Some in Trumbull Co. see increased property values while others take a hit

In Brookfield, property values raised by 7 percent in the latest evaluation -- the largest increase in Trumbull County

This Wednesday, April 12, 2017, photo shows a home for sale, in Natick, Mass. On Thursday, April 13, 2017, Freddie Mac reported that long-term U.S. mortgage rates fell for a fourth straight week, with the benchmark 30-year rate marking a new low for the year. (AP Photo/Steven Senne)
(AP Photo/Steven Senne)


BROOKFIELD, Ohio (WKBN) – The new six-year property tax appraisals are wrapping up in Trumbull County and many communities saw an increase.

The largest was in Brookfield.

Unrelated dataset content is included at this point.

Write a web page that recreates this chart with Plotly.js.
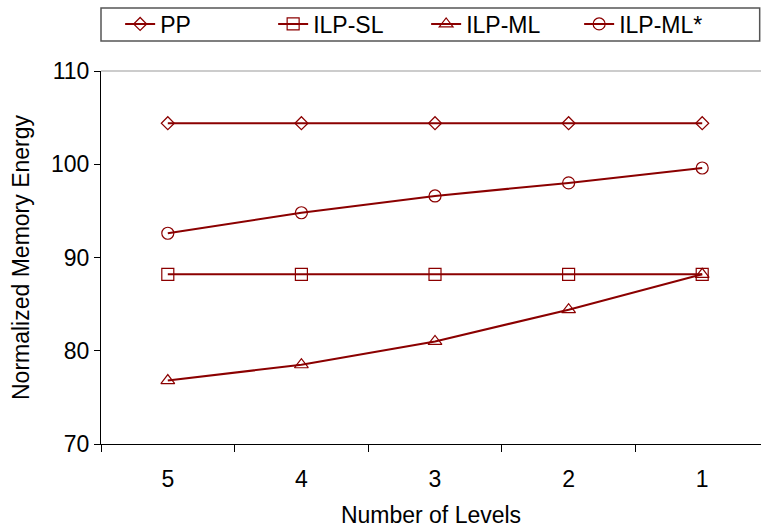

Homes along State Route 7 are getting lots of interest these days.

“When I sold my motorhome, I had people come here and say, ‘Well, you have a nice place here,'” said John Miller, of Brookfield.

Several houses are for sale nearby — all listed around $200,000 — and the prices are on the rise across the township.

Countywide, property values increased by 3 percent and farmland increased by 5 percent. But in Brookfield, property values raised by 7 percent in the latest evaluation.

“Brookfield, we presume, based on that sales record, that people want to live there,” said Trumbull County Auditor Adrian Biviano.

Kinsman and Bazetta also saw rates increase by 6 percent or higher.

Not every community went up, though.

Values in Warren decreased even with the best efforts of organizations like Trumbull Neighborhood Partnership working to stabilize neighborhoods in the city.

“I’m sort of discouraged by the negative sign in front of the number but I think it could actually be an even larger number if we hadn’t been taking on a lot of demolition, blight remediation, and home ownership that we have,” said Matt Martin, with Trumbull Neighborhood Partnership.

Biviano said the numbers are averages and property values can vary within each community.

“You can have some areas in Howland, say where the values actually dropped, and then there’s other areas of Howland where people want to live there and they are buying homes in that area.”

In Brookfield, Miller said he’s worried that plans to put in a new fracking well might hurt property values.

He hopes his neighbors get the $225,000 they’re asking for their home but he’s not ready to sell his. Miller said he’s been there for 52 years and paid $25,000 for his home.